Source reader Bob Austin asked the Answer Desk how to get rid of two pesky vines that grow all across the territory. Unless he’s prepared to continually whack away at the yellow Love Vine and pink Mexican Coral Vine, there isn’t much hope for getting rid of it.
“It’s a battle of wills,” Carlos Robles, the acting district supervisor at the University of the Virgin Islands Cooperative Extension Service, said.
Spraying high-nitrogen fertilizer on Love Vine also kills it, but it kills the plants underneath and around it too, he said.

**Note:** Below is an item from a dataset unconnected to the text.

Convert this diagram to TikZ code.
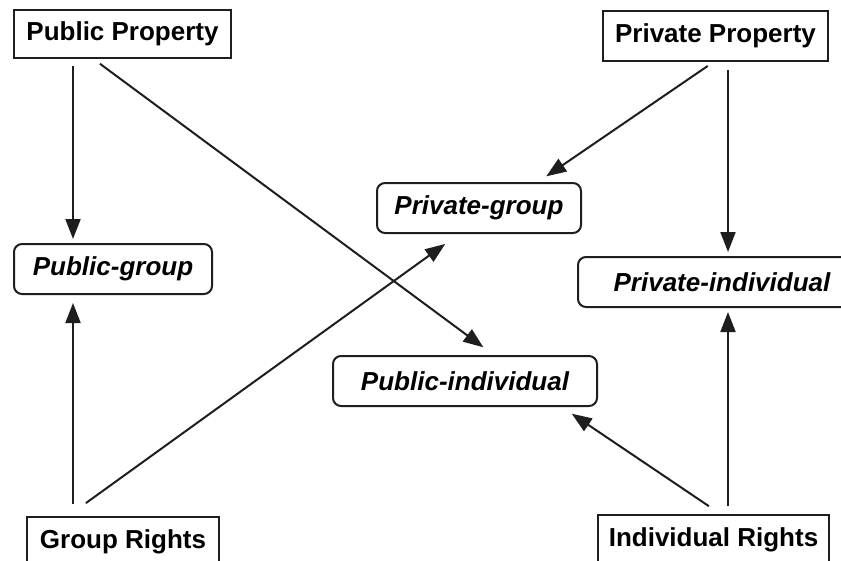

Vigilance is the key to keeping it at bay, but Robles said the seeds that drop on the ground send out shoots that are initially transparent so it’s hard to see them before the vine starts to cover the plant. Love Vine is parasitic, so eventually the plant it’s covering will die.
Love Vine has several names, including Devil’s Hair and Dodder, Robles said.
Mexican Coral Vine has pinkish flowers. It’s not parasitic, but it grows so densely that it blocks the sun from the plant underneath it.
“It will kill the plant,” Robles said.
He said you can keep cutting back Mexican Coral Vine at the base to eventually get rid of it.
“It has tubers that are in the ground, and as long as the tubers have food, it will grow,” Robles said.
He also said homeowners can use herbicide to kill it.
If Austin has these vines in his yard, Robles said all his efforts may go for naught because the vines can spread from his neighbors or a nearby forest.
As for the vines growing on plants along the roadways, Robles said it was up to the Public Works Department to develop an eradication program.